When she’s substitute teaching in Grand County’s public schools, she’s known as “Mrs. Cooney.” To her young mentees, however, she’s simply “Kathy.” Currently, Conney mentors a fifth-grader, a sixth-grader and a high school student.
Each week, the bubbly 56-year-old spends an hour one-on-one with each child, doing what friends do — playing four-square and other games, baking cookies, taking walks, or going out to lunch, for example.
She and her husband Chuck Schildt owned an art gallery for 12 years. Currently, Cooney runs a wholesale art business that allows her some flexibility in her schedule, she said. She began volunteering in the schools when her son was 5.
“While volunteering in the school I saw kids who couldn’t read,” Cooney said.
After reading “The 90% reading Goal” — a book that explains how to increase reading proficiency for third-graders — helping kids learn to read became Cooney’s mission, she said. In 1995, Cooney became a Vista volunteer at the senior center, where she created a program linking retired seniors with kids who needed some individual attention in developing reading skills.
Grand Area Mentoring founder and program director Dan McNeil and mentor coordinator Megan McGee noticed Cooney’s work and approached her about being a mentor.
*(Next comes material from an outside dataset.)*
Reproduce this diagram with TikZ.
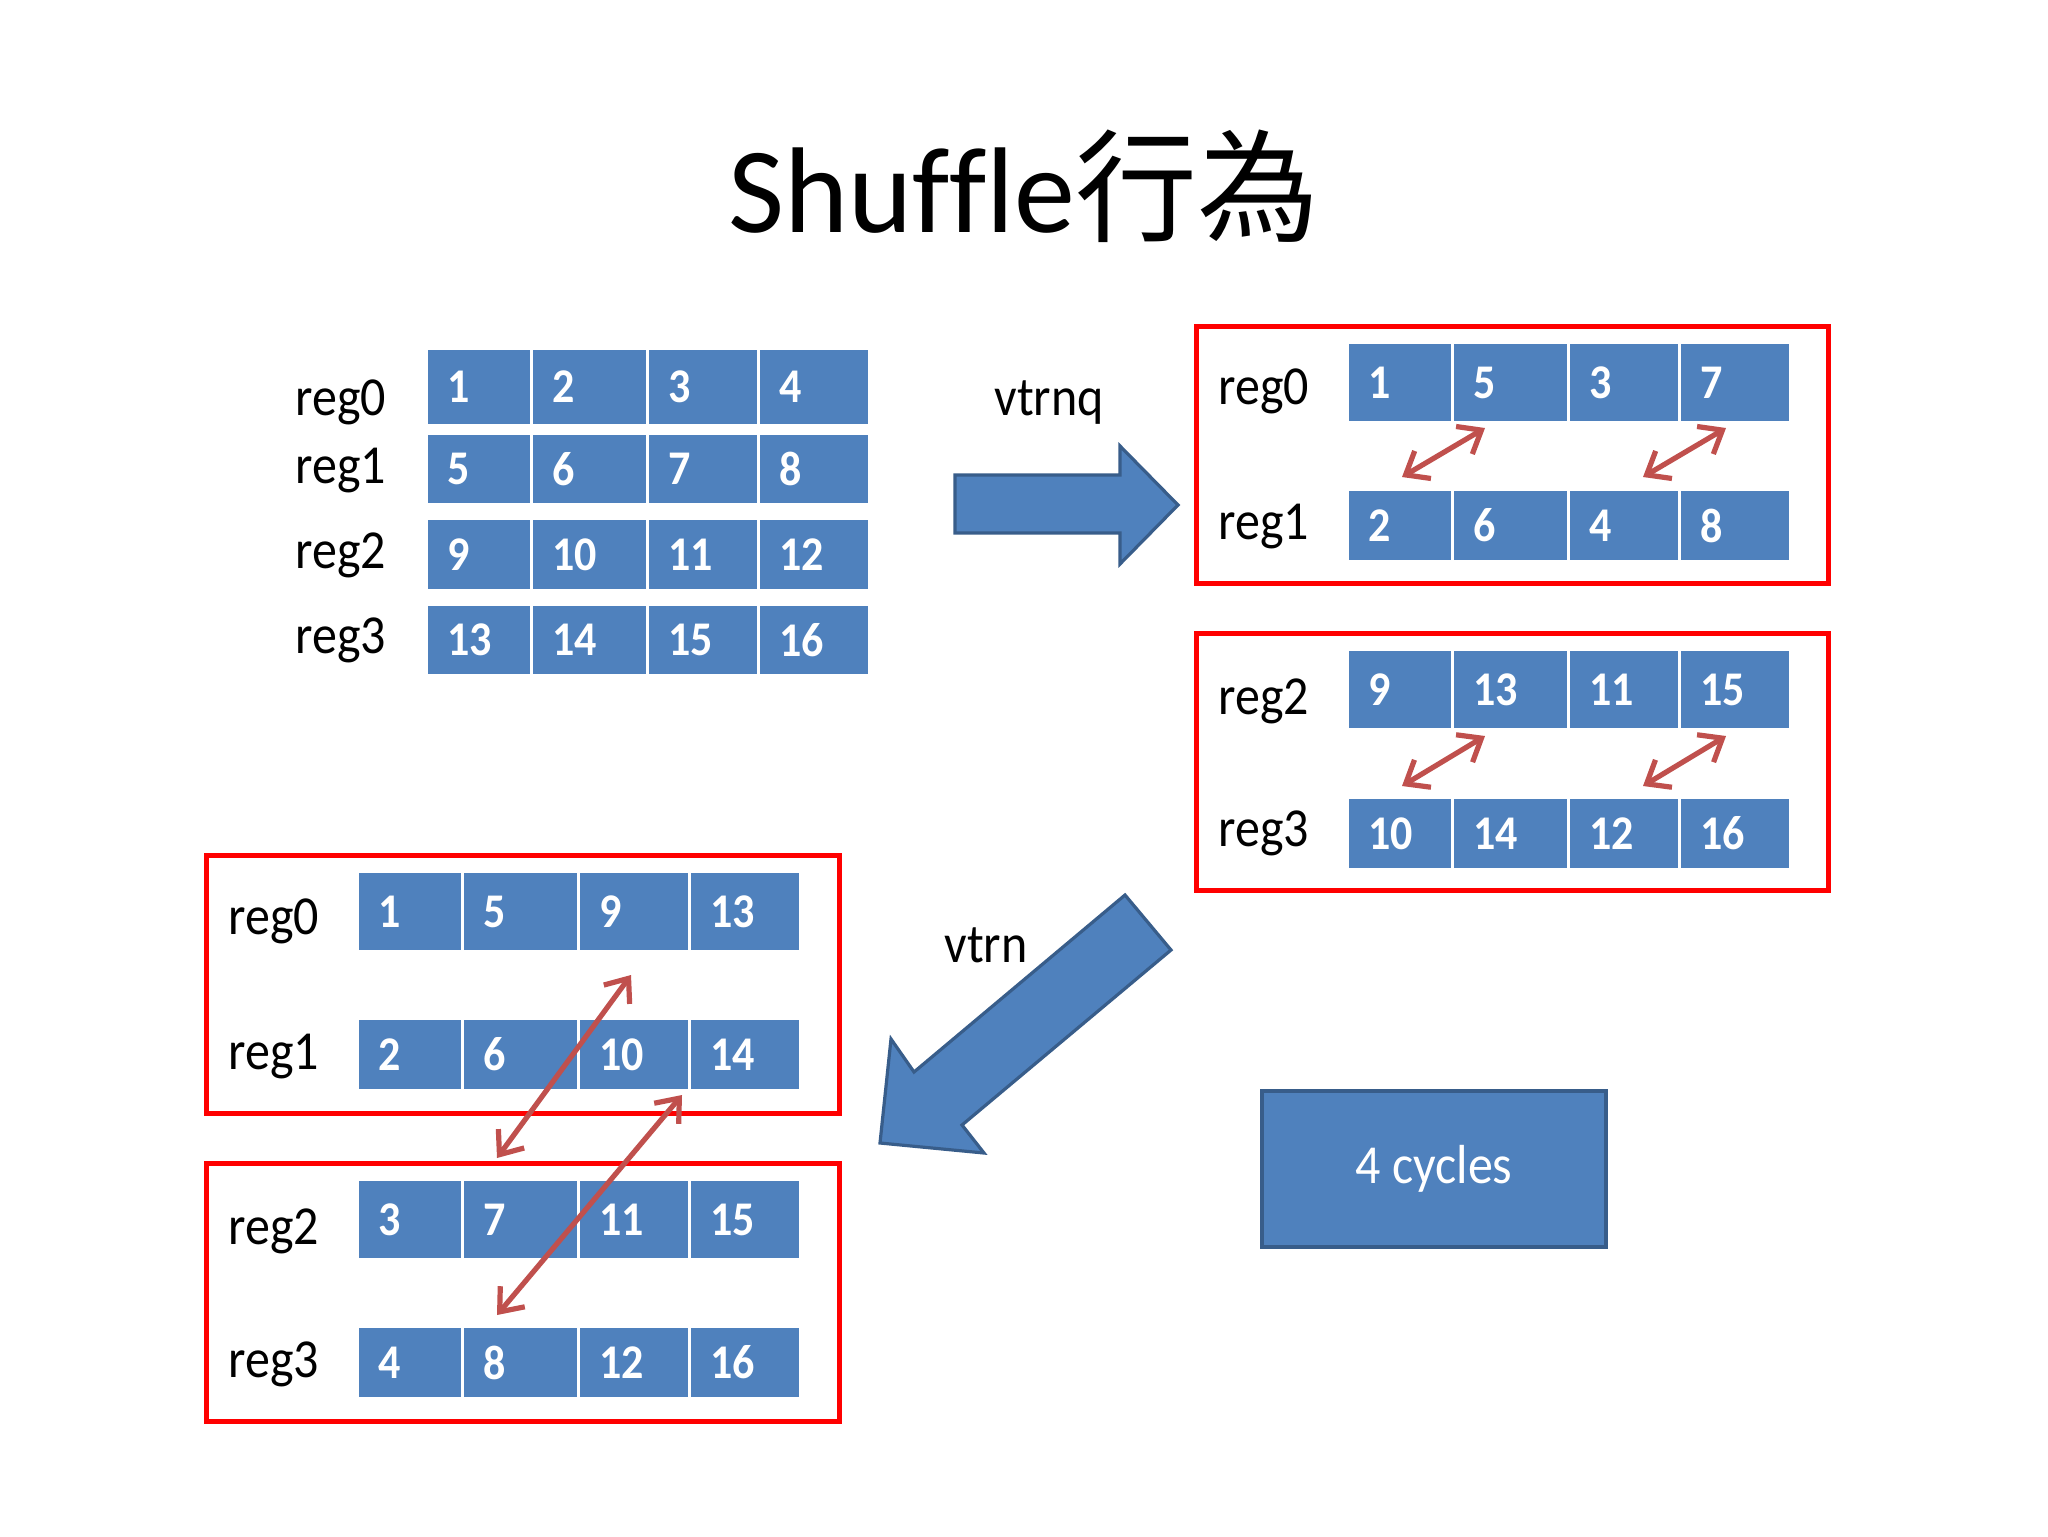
\documentclass[tikz,border=0pt]{standalone}
\usepackage{graphicx}
\usepackage{fontspec}
\setmainfont{Carlito}
\newfontfamily\titlefont{Carlito}[Ligatures=NoCommon]
\newfontfamily\cjk{Noto Sans CJK TC}
\usetikzlibrary{arrows.meta}
\definecolor{cellblue}{HTML}{4F81BD}
\definecolor{edgeblue}{HTML}{385D8A}
\definecolor{arrowred}{HTML}{C0504D}
\definecolor{boxred}{HTML}{FF0000}
\newcommand\vs[1]{\scalebox{1}[1.1]{#1}}
\tikzset{
  cellst/.style={fill=cellblue, draw=none, inner sep=0pt, outer sep=0pt},
  num/.style={font=\bfseries\fontsize{22}{26}\selectfont, text=white, inner sep=0pt},
  lab/.style={font=\fontsize{25}{30}\selectfont, anchor=base west, inner sep=0pt},
  redbox/.style={draw=boxred, line width=2.7pt, anchor=north west, inner sep=0pt},
  swaparrow/.style={draw=arrowred, line width=2.6pt, <->, >={Straight Barb[length=10pt,width=16pt]}},
  blockarrow/.style={fill=cellblue, draw=edgeblue, line width=1.6pt, line join=miter},
}
\newcommand\mycell[6]{%
  \node[cellst, minimum width=#4*0.5pt, minimum height=#5*0.5pt] (#1) at ({#2+#4/2},{#3+#5/2}) {};
  \node[num, anchor=west] (#1-t) at ([xshift=9.5pt]#1.west) {\vs{#6}};
}
\newcommand\myrow[8]{%
  \mycell{#1a}{#2}{#3}{102}{#4}{#5}
  \mycell{#1b}{#2+105}{#3}{113}{#4}{#6}
  \mycell{#1c}{#2+221}{#3}{108}{#4}{#7}
  \mycell{#1d}{#2+332}{#3}{108}{#4}{#8}
}
\begin{document}
\begin{tikzpicture}[x=0.5pt, y=-0.5pt]
\useasboundingbox[fill=white] (0,0) rectangle (2048,1536);

% title
\node[font=\fontsize{61}{70}\titlefont, anchor=base, inner sep=0pt] (title) at (1024,232) {Shuffle{\cjk 行為}};

% initial registers
\node[lab] (l0) at (295,415) {\vs{reg0}};
\node[lab] (l1) at (295,483) {\vs{reg1}};
\node[lab] (l2) at (295,568) {\vs{reg2}};
\node[lab] (l3) at (295,653) {\vs{reg3}};
\myrow{g0}{428}{350}{74}{1}{2}{3}{4}
\myrow{g1}{428}{435}{68}{5}{6}{7}{8}
\myrow{g2}{428}{520}{69}{9}{10}{11}{12}
\myrow{g3}{428}{606}{68}{13}{14}{15}{16}

% vtrnq arrow
\node[lab] (vtrnq) at (994,415) {\vs{vtrnq}};
\draw[blockarrow] (955,475) -- (1120,475) -- (1120,446) -- (1178,505) -- (1120,564) -- (1120,533) -- (955,533) -- cycle;

% after vtrnq
\node[redbox, minimum width=632*0.5pt, minimum height=257*0.5pt] (box1) at (1194,324) {};
\node[redbox, minimum width=632*0.5pt, minimum height=257*0.5pt] (box2) at (1194,631) {};
\node[lab] (r0) at (1218,404) {\vs{reg0}};
\node[lab] (r1) at (1218,539) {\vs{reg1}};
\node[lab] (r2) at (1218,714) {\vs{reg2}};
\node[lab] (r3) at (1218,846) {\vs{reg3}};
\myrow{q0}{1349}{344}{77}{1}{5}{3}{7}
\myrow{q1}{1349}{491}{69}{2}{6}{4}{8}
\myrow{q2}{1349}{651}{77}{9}{13}{11}{15}
\myrow{q3}{1349}{799}{69}{10}{14}{12}{16}

% vtrn arrow
\node[lab] (vtrn) at (944,962) {\vs{vtrn}};
\draw[blockarrow] (1125,895) -- (1171,950) -- (962,1125) -- (984,1153) -- (880,1143) -- (891,1039) -- (914,1072) -- cycle;

% after vtrn
\node[redbox, minimum width=633*0.5pt, minimum height=258*0.5pt] (boxA) at (204,853) {};
\node[redbox, minimum width=633*0.5pt, minimum height=258*0.5pt] (boxB) at (204,1161) {};
\node[lab] (s0) at (228,934) {\vs{reg0}};
\node[lab] (s1) at (228,1069) {\vs{reg1}};
\node[lab] (s2) at (228,1244) {\vs{reg2}};
\node[lab] (s3) at (228,1377) {\vs{reg3}};
\myrow{t0}{359}{873}{77}{1}{5}{9}{13}
\myrow{t1}{359}{1020}{69}{2}{6}{10}{14}
\myrow{t2}{359}{1181}{77}{3}{7}{11}{15}
\myrow{t3}{359}{1328}{69}{4}{8}{12}{16}

% 4 cycles
\node[fill=cellblue, draw=edgeblue, line width=1.6pt, minimum width=344*0.5pt, minimum height=156*0.5pt, inner sep=0pt, text=white, font=\fontsize{25}{30}\selectfont] (cyc) at (1434,1169) {\vs{4 cycles}};

% swap arrows
\coordinate (a1s) at (1402,477); \coordinate (a1e) at (1485,428);
\coordinate (a2s) at (1643,477); \coordinate (a2e) at (1726,428);
\coordinate (a3s) at (1402,786); \coordinate (a3e) at (1485,736);
\coordinate (a4s) at (1643,786); \coordinate (a4e) at (1726,736);
\coordinate (b1s) at (497,1158); \coordinate (b1e) at (631,975);
\coordinate (b2s) at (497,1315); \coordinate (b2e) at (682,1095);
\draw[swaparrow] (a1s) -- (a1e);
\draw[swaparrow] (a2s) -- (a2e);
\draw[swaparrow] (a3s) -- (a3e);
\draw[swaparrow] (a4s) -- (a4e);
\draw[swaparrow] (b1s) -- (b1e);
\draw[swaparrow] (b2s) -- (b2e);
\end{tikzpicture}
\end{document}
Grand Area Mentoring matches screened adults with elementary to high school students who could benefit from having an additional adult friend in their lives. Teachers typically refer kids to the program.
“Kathy is an ideal mentor,” McNeil said. “She’s very reliable and goes the extra mile.”
Grand Area Mentoring serves 50 to 60 kids at any given time. There are always a dozen kids on the waiting list for a mentor, McNeil said. Last year, the nonprofit matched 80 kids to mentors.
Spending the time volunteering, Cooney said, makes her feel “richer, with more time and energy” overall.
Some of that drive to volunteer has rubbed off on Cooney’s son Charlie, who’s 24, and used to volunteer his time reading to residents at the old Allen Memorial Hospital’s Extended Care unit.
“He continues to volunteer locally whenever he comes back to town from California,” Cooney said.
Cooney said she wants people to know how easy it is to get involved in the community.
“There are so many opportunities and so many ways to have fun and be of help, and spread some laughs along the way,” she said.